Sexual connection with partner

I am struggling with feeling sexually connected and attracted to my partner.
I have been brewing over this for a long time, and finally realised that this was because I was shaming myself for some thoughts that I had, most notably not being physically attracted to him when he puts on weight.
I have uncovered this strict thought “I should love him unconditionally”, and I’ve made it mean if I don’t find him physically attractive that I don’t love him enough and that this all means I have a stupid manual in my head for how he should be, and that really I should throw that manual out of the window, so I shame myself for having a manual for him and not loving him the way I think I should. Then it finally clicked that I do love him unconditionally – I do want to be with him and I can accept him for who he is at an emotional level and not make any physical attraction mean anything about my love for him, and at the same time not desire him sexually. It is the not desiring part that I still struggle not shaming myself for cause a part of me thinks that “love should be enough to create sexual desire”. I am slowly getting there in accepting that I am a very visual person and that I am very driven by things I find aesthetically pleasing, and that it’s ok that this also applies to my sexual desire.
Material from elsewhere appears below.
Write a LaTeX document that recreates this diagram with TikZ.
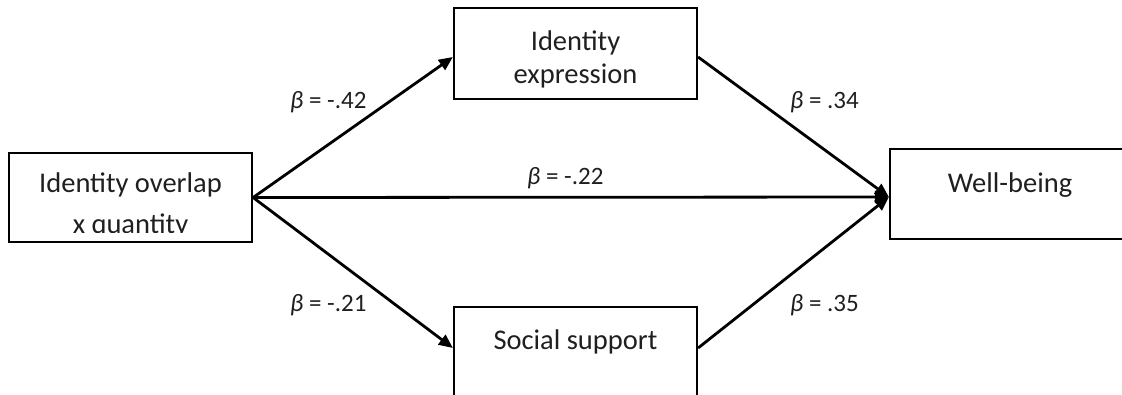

There are two issues I’m a bit stuck with in terms of figuring out how to go on from here: one is that I have this thought that “I’m sad that I don’t feel as sexually attracted to my partner/I would like to feel sexually attracted to my partner/I miss feeling sexual about my partner”. I’m ok with sitting with & processing that feeling, but then where do I go from there? And the other is that there is a part of me that wants to be honest with him and tell him that this is how I feel, but I can’t help but feel terrified of his reaction. I know I’m not responsible for his thoughts and feelings, but I’m still so scared this will hurt him and drive us apart.
I’m sure there are more things we can try in the bedroom, but I’ve already put in a lot of effort from my side to try things and not focus on the visual attraction, but I keep coming back to, it is a big part of what drives my sexual desire.
I’ve already asked myself why I want to tell him, and it comes from a place of “we’re not going to improve our sex life if I’m not honest with him about what my sexual desires are”. I’m afraid that he will take it as a “he needs to change to suit me”, which is not what I want. Of course I wouldn’t complain if he chose to get back in shape again, but I don’t want to make my sexual satisfaction his responsibility (that wouldn’t be fair either to him nor to me). I’m not sure what else I’d want to get out of telling him, other than just feeling better for having been honest about what makes me tick sexually. Maybe that’s enough? I don’t know.
Help?

 

 

Answer:

This is a very insightful thought download. You are exactly right, your sexuality is your responsibility. Doing our own work to clean up our brains before taking action is where we get our power back in situations that seem out of our control. Even when it seems a lot easier to just put it back on our partner.
Everything we do is because of how we think it will make us feel. Our brain offers us ideas of how to fix what’s uncomfortable and yours has decided that this is the way.
What would you get to feel if you told him you aren’t physically attracted to him right now?
Do a thought download about why you want to tell him and really let everything flow onto paper with no judgements. Then look at your list and decide if you like the reasons you’ve come up with.
Bring what comes up back for more coaching.